Lundi 20 Avril : vers 20h un vent de panique souffle sur le marché du pétrole, le contrat future du WTI (West Texas Intermediate) passe en territoire négatif. Comment cela est il possible ?
Avant de comprendre le mécanisme qui a porté les prix du baril de brut américain à ce niveau, il faut savoir comment fonctionne le marché du pétrole.

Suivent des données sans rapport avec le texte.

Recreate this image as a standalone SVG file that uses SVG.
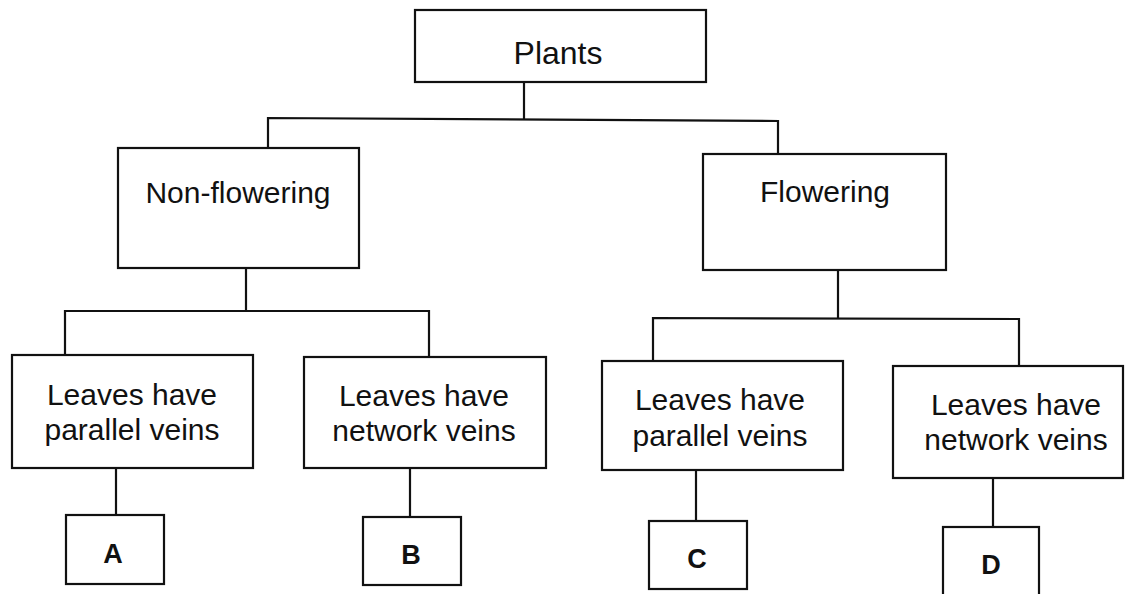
<svg xmlns="http://www.w3.org/2000/svg" width="1129" height="594" viewBox="0 0 1129 594">
<style>
.box{fill:#fff;stroke:#111;stroke-width:2.2}
.ln{fill:none;stroke:#111;stroke-width:2.2}
.t{font-family:"Liberation Sans",Arial,sans-serif;font-size:30px;fill:#111;text-anchor:middle}
.b{font-family:"Liberation Sans",Arial,sans-serif;font-size:27px;font-weight:bold;fill:#111;text-anchor:middle}
</style>
<rect width="1129" height="594" fill="#fff"/>
<g id="connectors">
<polyline class="ln" points="524,82 524,119"/>
<polyline class="ln" points="268,148 268,118 778,121 778,154"/>
<polyline class="ln" points="246,268 246,311"/>
<polyline class="ln" points="65,355 65,311 429,311 429,357"/>
<polyline class="ln" points="838,270 838,319"/>
<polyline class="ln" points="653,361 653,318 1019,319 1019,366"/>
<polyline class="ln" points="116,468 116,515"/>
<polyline class="ln" points="410,468 410,517"/>
<polyline class="ln" points="696,470 696,521"/>
<polyline class="ln" points="993,478 993,527"/>
</g>
<g id="plants">
<rect class="box" x="415" y="10" width="291" height="72"/>
<text class="t" x="558" y="64" style="font-size:32px">Plants</text>
</g>
<g id="nonflowering">
<rect class="box" x="118" y="148" width="241" height="120"/>
<text class="t" x="238" y="203">Non-flowering</text>
</g>
<g id="flowering">
<rect class="box" x="703" y="154" width="243" height="116"/>
<text class="t" x="825" y="202">Flowering</text>
</g>
<g id="np-parallel">
<rect class="box" x="12" y="355" width="241" height="113"/>
<text class="t" x="132" y="405">Leaves have</text>
<text class="t" x="132" y="440">parallel veins</text>
</g>
<g id="np-network">
<rect class="box" x="304" y="357" width="242" height="111"/>
<text class="t" x="424" y="406">Leaves have</text>
<text class="t" x="424" y="441">network veins</text>
</g>
<g id="f-parallel">
<rect class="box" x="602" y="361" width="241" height="109"/>
<text class="t" x="720" y="410">Leaves have</text>
<text class="t" x="720" y="446">parallel veins</text>
</g>
<g id="f-network">
<rect class="box" x="893" y="366" width="230" height="112"/>
<text class="t" x="1016" y="415">Leaves have</text>
<text class="t" x="1016" y="450">network veins</text>
</g>
<g id="A">
<rect class="box" x="66" y="515" width="98" height="69"/>
<text class="b" x="113" y="563">A</text>
</g>
<g id="B">
<rect class="box" x="363" y="517" width="98" height="68"/>
<text class="b" x="411" y="564">B</text>
</g>
<g id="C">
<rect class="box" x="649" y="521" width="98" height="68"/>
<text class="b" x="697" y="568">C</text>
</g>
<g id="D">
<rect class="box" x="943" y="527" width="96" height="80"/>
<text class="b" x="991" y="574">D</text>
</g>
</svg>
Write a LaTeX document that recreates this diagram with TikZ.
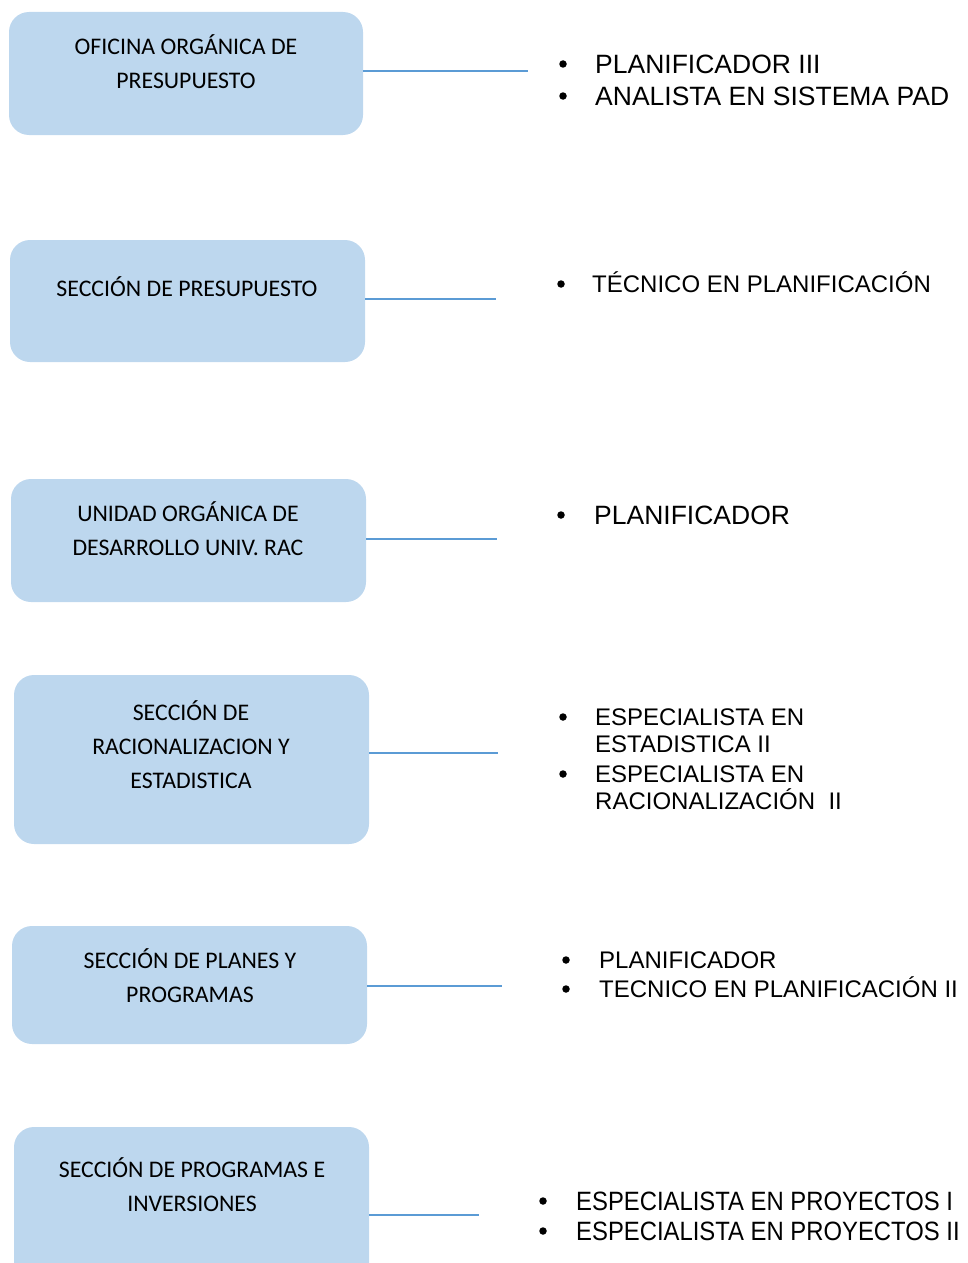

Pour investir sur le pétrole, les opérateurs achètent un contrat à terme appelé contrat future. Ce contrat permet d’acheter des contrats à l’achat (call) ou des contrats de vente (put). Lorsqu’un opérateur achète un contrat call, il achète par avance un volume de pétrole pour une échéance donnée. Ainsi, sur le marché de référence, 1 lot de WTI (Light crude oil) représente 1000 barils de brut léger. Le contrat future (comme tous les contrats futures) a une date d’échéance, ce qui signifie que l’achat d’un contrat future donne droit à la livraison d’une quantité de pétrole après l’échéance.
En achetant un contrat Future call à échéance Mai 2020, un opérateur achète donc le droit d’acquérir un volume de pétrole à la date d’échéance. A l’échéance, l’opérateur a le choix entre se faire livrer la quantité achetée physiquement, il doit alors supporter le cout de livraison et de stockage ou alors il roule sa position sur le contrat suivant, c’est à dire qu’il clôt sa position pour la reporter sur l’échéance suivante. Certains produits dérivés permettent aussi de clôturer la position au prix d’expiration du contrat à l’échéance sans livraison du produit physique.
Lundi 20 avril au matin, le prix du WTI accuse déjà une forte baisse avec un prix au plus bas depuis l’émission du contrat à échéance mai (date de livraison). Le roll-over est rendu compliqué par une forte différence entre le prix du contrat mai, et le contrat suivant, ce phénomène est le contango. Habituellement, il n’y a que très peu de différence entre la fin du contrat en cours et le contrat suivant, mais ce jour, la différence est de l’ordre de 9$, ce qui veut dire qu’un acheteur de contrat call mai, doit payer 9$ de plus par lot pour prolonger sa position et encaisser une moins-value sur le contrat qui va expirer.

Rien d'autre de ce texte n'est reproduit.